Firefighter Durrell Pearsall
Rescue 4

Laid to Rest
on November 8, 2001

Firefighter Durrell Pearsall

Imposing Yet Inviting
His name was Durrell V. Pearsall Jr., but everyone called him Bronko. At 6 feet 2, 285 pounds, Firefighter Pearsall could bench press 455 pounds as easily, said someone who witnessed the feat, as if "it was nothing." "As soon as he walked into a room, everyone noticed," said Liam Flaherty, a fellow firefighter at Rescue Squad 4 in Queens. But while his facade was fierce, Firefighter Flaherty said, his smile "could warm a room right up." Firefighter Pearsall had played offensive tackle for C. W. Post during college.
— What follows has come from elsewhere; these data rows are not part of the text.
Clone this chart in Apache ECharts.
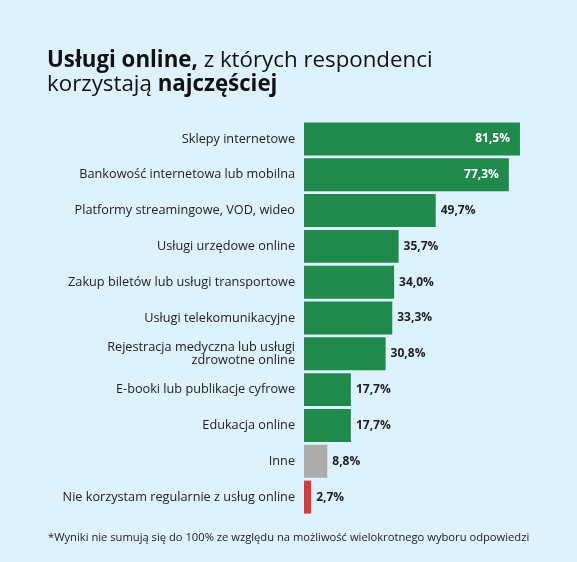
<!DOCTYPE html>
<html>
<head>
<meta charset="utf-8">
<script src="https://cdn.jsdelivr.net/npm/echarts@6/dist/echarts.min.js"></script>
<style>
html,body{margin:0;padding:0;background:#ddf2fc;}
#c{width:577px;height:562px;}
</style>
</head>
<body>
<div id="c"></div>
<script>
const categories = [
  'Sklepy internetowe',
  'Bankowość internetowa lub mobilna',
  'Platformy streamingowe, VOD, wideo',
  'Usługi urzędowe online',
  'Zakup biletów lub usługi transportowe',
  'Usługi telekomunikacyjne',
  'Rejestracja medyczna lub usługi\nzdrowotne online',
  'E-booki lub publikacje cyfrowe',
  'Edukacja online',
  'Inne',
  'Nie korzystam regularnie z usług online'
];
const values = [81.5, 77.3, 49.7, 35.7, 34.0, 33.3, 30.8, 17.7, 17.7, 8.8, 2.7];
const barColors = ['#1f8a4b','#1f8a4b','#1f8a4b','#1f8a4b','#1f8a4b','#1f8a4b','#1f8a4b','#1f8a4b','#1f8a4b','#ababab','#d63a40'];
const insideLabel = [true, true, false, false, false, false, false, false, false, false, false];
const titleLine1Bold = 'Usługi online,';
const titleLine1Rest = ' z których respondenci';
const titleLine2Rest = 'korzystają ';
const titleLine2Bold = 'najczęściej';
const footnote = '*Wyniki nie sumują się do 100% ze względu na możliwość wielokrotnego wyboru odpowiedzi';

const FONT = 'Open Sans';
const fmt = v => v.toFixed(1).replace('.', ',') + '%';

const chart = echarts.init(document.getElementById('c'));
chart.setOption({
  backgroundColor: '#ddf2fc',
  textStyle: { fontFamily: FONT },
  title: [{
    left: 42, top: 44,
    text: '{b|' + titleLine1Bold + '}{n|' + titleLine1Rest + '}\n{n|' + titleLine2Rest + '}{b|' + titleLine2Bold + '}',
    textStyle: {
      rich: {
        b: { fontFamily: FONT, fontWeight: 'bold', fontSize: 22.3, color: '#111', lineHeight: 24 },
        n: { fontFamily: FONT, fontWeight: 'normal', fontSize: 22.3, color: '#111', lineHeight: 24 }
      }
    }
  }, {
    left: 43, top: 527,
    text: footnote,
    textStyle: { fontFamily: FONT, fontSize: 11.2, fontWeight: 'normal', color: '#222' }
  }],
  grid: { left: 304, right: 8, top: 121, bottom: 47, containLabel: false },
  xAxis: { type: 'value', min: 0, max: 100, show: false },
  yAxis: {
    type: 'category', inverse: true, data: categories,
    axisLine: { show: false }, axisTick: { show: false },
    axisLabel: { margin: 9, fontFamily: FONT, fontSize: 12.7, color: '#222', lineHeight: 13.5, align: 'right' }
  },
  series: [{
    type: 'bar',
    barCategoryGap: '8%',
    data: values.map((v, i) => ({
      value: v,
      itemStyle: { color: barColors[i] },
      label: insideLabel[i]
        ? { show: true, position: 'insideRight', distance: 10, color: '#fff', formatter: fmt(v) }
        : { show: true, position: 'right', distance: 5, color: '#1c1c2a', formatter: fmt(v) }
    })),
    label: { fontFamily: FONT, fontWeight: 'bold', fontSize: 12 }
  }]
});
</script>
</body>
</html>
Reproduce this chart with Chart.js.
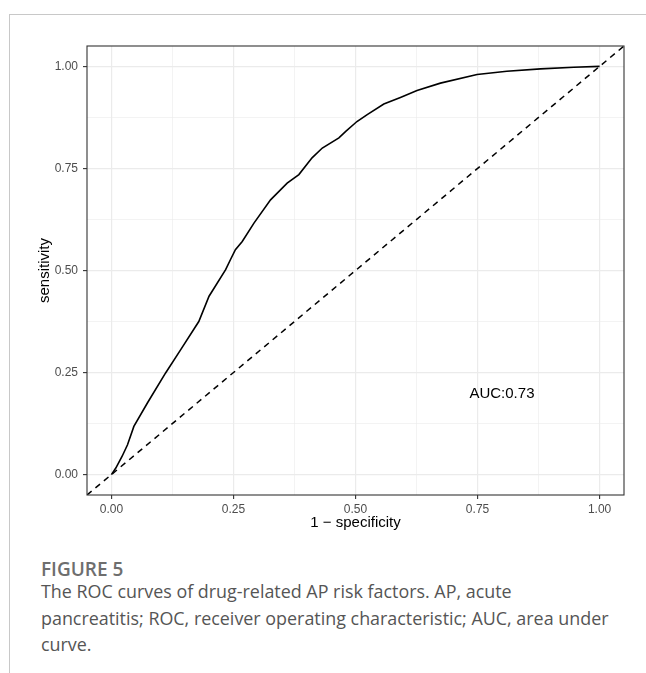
<!DOCTYPE html>
<html><head><meta charset="utf-8">
<script src="https://cdn.jsdelivr.net/npm/chart.js@4.4.0/dist/chart.umd.min.js"></script>
<style>
html,body{margin:0;padding:0;background:#fff;width:646px;height:673px;overflow:hidden;position:relative;font-family:"Open Sans",sans-serif;}
#frameTop{position:absolute;left:9px;top:14px;width:637px;height:0;border-top:1px solid #c8c8c8;}
#frameLeft{position:absolute;left:9px;top:14px;width:0;height:659px;border-left:1px solid #c8c8c8;}
#chartBox{position:absolute;left:0;top:0;width:646px;height:540px;}
#figLabel{position:absolute;left:41px;top:560px;font-size:19px;line-height:19px;font-weight:600;color:#6e6e6e;white-space:nowrap;}
#caption{position:absolute;left:41px;top:578px;font-size:17.9px;line-height:26.5px;color:#555;white-space:nowrap;}
</style></head>
<body>
<div id="frameTop"></div><div id="frameLeft"></div>
<div id="chartBox"><canvas id="c" width="646" height="540" style="width:646px;height:540px"></canvas></div>
<div id="figLabel">FIGURE 5</div>
<div id="caption">The ROC curves of drug-related AP risk factors. AP, acute<br>pancreatitis; ROC, receiver operating characteristic; AUC, area under<br>curve.</div>
<script>
// ROC curve
const fpr = [0, 0.009, 0.022, 0.033, 0.046, 0.074, 0.111, 0.142, 0.179, 0.200, 0.234, 0.244, 0.254, 0.268, 0.292, 0.326, 0.360, 0.384, 0.411, 0.432, 0.466, 0.480, 0.503, 0.524, 0.558, 0.592, 0.626, 0.674, 0.749, 0.810, 0.879, 0.947, 1.0];
const tpr = [0, 0.016, 0.045, 0.073, 0.118, 0.176, 0.249, 0.306, 0.375, 0.437, 0.502, 0.527, 0.551, 0.571, 0.616, 0.673, 0.714, 0.735, 0.776, 0.800, 0.825, 0.841, 0.865, 0.882, 0.908, 0.924, 0.941, 0.959, 0.980, 0.988, 0.994, 0.998, 1.0];
// reference diagonal
const diagX = [-0.05, 1.05];
const diagY = [-0.05, 1.05];
const majorTicks = [0, 0.25, 0.5, 0.75, 1];
const minorTicks = [0.125, 0.375, 0.625, 0.875];
const tickLabels = ['0.00', '0.25', '0.50', '0.75', '1.00'];
const xTitle = '1 \u2212 specificity';
const yTitle = 'sensitivity';
const aucLabel = 'AUC:0.73';
const aucPos = [0.8, 0.2];

const FONT = '"Liberation Sans", Arial, sans-serif';
const allTicks = majorTicks.concat(minorTicks).sort((a, b) => a - b);
const isMajor = v => majorTicks.some(m => Math.abs(m - v) < 1e-9);

function axis(isX) {
  return {
    type: 'linear', min: -0.05, max: 1.05,
    afterBuildTicks: s => { s.ticks = allTicks.map(v => ({ value: v })); },
    afterFit: s => { if (isX) s.height = 45; else s.width = 87; },
    ticks: {
      autoSkip: false, maxRotation: 0, minRotation: 0,
      padding: isX ? 3 : 5, color: '#4D4D4D',
      font: { family: FONT, size: 12 },
      callback: v => { const i = majorTicks.findIndex(m => Math.abs(m - v) < 1e-9); return i >= 0 ? tickLabels[i] : ''; }
    },
    grid: {
      color: '#EBEBEB',
      lineWidth: ctx => (ctx.tick && isMajor(ctx.tick.value)) ? 1.2 : 0.6,
      drawTicks: true, tickLength: 4,
      tickColor: ctx => (ctx.tick && isMajor(ctx.tick.value)) ? '#333333' : 'rgba(0,0,0,0)',
      tickWidth: 1.1
    },
    border: { display: false }
  };
}

const deco = {
  id: 'deco',
  afterDatasetsDraw(chart) {
    const { ctx, chartArea: a, scales } = chart;
    ctx.save();
    ctx.strokeStyle = '#333333'; ctx.lineWidth = 1.1;
    ctx.strokeRect(a.left, a.top, a.right - a.left, a.bottom - a.top);
    ctx.fillStyle = '#000'; ctx.textAlign = 'center'; ctx.textBaseline = 'middle';
    ctx.font = '15px ' + FONT;
    ctx.fillText(aucLabel, scales.x.getPixelForValue(aucPos[0]), scales.y.getPixelForValue(aucPos[1]) + 1);
    ctx.fillText(xTitle, (a.left + a.right) / 2, 523);
    ctx.translate(45, (a.top + a.bottom) / 2);
    ctx.rotate(-Math.PI / 2);
    ctx.fillText(yTitle, 0, 0);
    ctx.restore();
  }
};

new Chart(document.getElementById('c'), {
  type: 'scatter',
  data: {
    datasets: [
      { data: fpr.map((x, i) => ({ x, y: tpr[i] })), showLine: true, borderColor: '#000', borderWidth: 1.6, pointRadius: 0, tension: 0, fill: false },
      { data: diagX.map((x, i) => ({ x, y: diagY[i] })), showLine: true, borderColor: '#000', borderWidth: 1.5, borderDash: [6, 5], pointRadius: 0, fill: false }
    ]
  },
  options: {
    responsive: false, animation: false, devicePixelRatio: 1,
    layout: { padding: { top: 46, right: 22, left: 0, bottom: 0 } },
    plugins: { legend: { display: false }, tooltip: { enabled: false } },
    scales: { x: axis(true), y: axis(false) }
  },
  plugins: [deco]
});
</script>
</body></html>
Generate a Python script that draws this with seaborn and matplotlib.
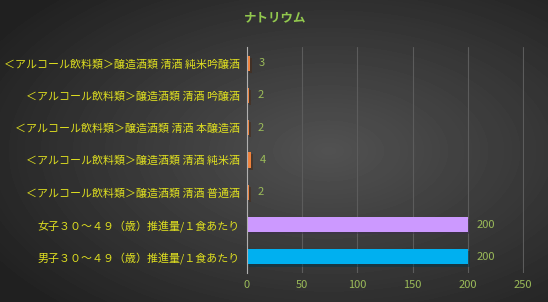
import numpy as np
import pandas as pd
import matplotlib.pyplot as plt
import matplotlib.patheffects as pe
import seaborn as sns

# data (top to bottom)
categories = [
    "＜アルコール飲料類＞醸造酒類 清酒 純米吟醸酒",
    "＜アルコール飲料類＞醸造酒類 清酒 吟醸酒",
    "＜アルコール飲料類＞醸造酒類 清酒 本醸造酒",
    "＜アルコール飲料類＞醸造酒類 清酒 純米酒",
    "＜アルコール飲料類＞醸造酒類 清酒 普通酒",
    "女子３０～４９（歳）推進量/１食あたり",
    "男子３０～４９（歳）推進量/１食あたり",
]
values = [3, 2, 2, 4, 2, 200, 200]
bar_colors = ["#f0823c", "#f0823c", "#f0823c", "#f0823c", "#f0823c", "#cc99ff", "#00b0f0"]
x_ticks = [0, 50, 100, 150, 200, 250]

df = pd.DataFrame({"item": categories, "value": values})

sns.set_theme(style="dark")
plt.rcParams["font.family"] = ["Noto Sans CJK JP", "DejaVu Sans"]

fig = plt.figure(figsize=(5.48, 3.02), dpi=100)

# dark radial gradient background
bg = fig.add_axes([0, 0, 1, 1], zorder=-10)
yy, xx = np.mgrid[0:1:302j, 0:1:548j]
r = np.sqrt(((xx - 0.6) / 0.9) ** 2 + ((yy - 0.5) / 0.9) ** 2)
shade = np.clip(0.32 - 0.24 * r, 0.13, 0.32)
bg.imshow(shade, cmap="gray", vmin=0, vmax=1, aspect="auto", extent=[0, 1, 0, 1])
bg.axis("off")

ax = fig.add_axes([247 / 548, 1 - 273 / 302, 277 / 548, 226 / 302])
ax.set_facecolor("none")

sns.barplot(data=df, x="value", y="item", hue="item", palette=bar_colors,
            legend=False, width=0.47, ax=ax, saturation=1,
            edgecolor="none")
for p in ax.patches:
    p.set_path_effects([pe.SimplePatchShadow(offset=(1.5, -1.5), alpha=0.5), pe.Normal()])

ax.set_xlim(0, 251)
ax.set_xticks(x_ticks)
ax.set_xlabel("")
ax.set_ylabel("")
fig.text(275 / 548, 1 - 18 / 302, "ナトリウム", color="#92c84e", fontsize=9,
         fontweight="bold", ha="center", va="center")
ax.grid(axis="x", color="#5c5c5c", linewidth=0.8)
ax.grid(axis="y", visible=False)
for s in ["top", "right", "bottom"]:
    ax.spines[s].set_visible(False)
ax.spines["left"].set_color("#b0b0b0")
ax.spines["left"].set_linewidth(0.8)
ax.tick_params(axis="x", colors="#9bbb59", labelsize=8, length=0, pad=5)
ax.tick_params(axis="y", colors="#e0e020", labelsize=7.9, length=0, pad=5)

for i, v in enumerate(values):
    ax.text(v + 8, i, str(v), color="#9bbb59", fontsize=8, va="center", ha="left")

fig.savefig("out.png", dpi=100, facecolor="#333333")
He slimmed down to 230 pounds to take the firefighter's test but put the weight back on after he joined the department in 1993. He played tackle for the Fire Department's football team. "Bronko had just unbelievable power and strength," said John Szczech, a firefighter who roomed with Firefighter Pearsall in Hempstead, N.Y. He was fiercely proud of his Irish heritage. He played snare drum in the department's Emerald Society Pipes and Drums, and the band's logo was tattooed on his calf. On his upper right arm — big as a billboard, some said — he had tattoed his family crest, pierced with the legend Death Before Shame in Gaelic. "And he certainly lived up to that," Firefighter Szczech said. Profile published in THE NEW YORK TIMES on December 22, 2001.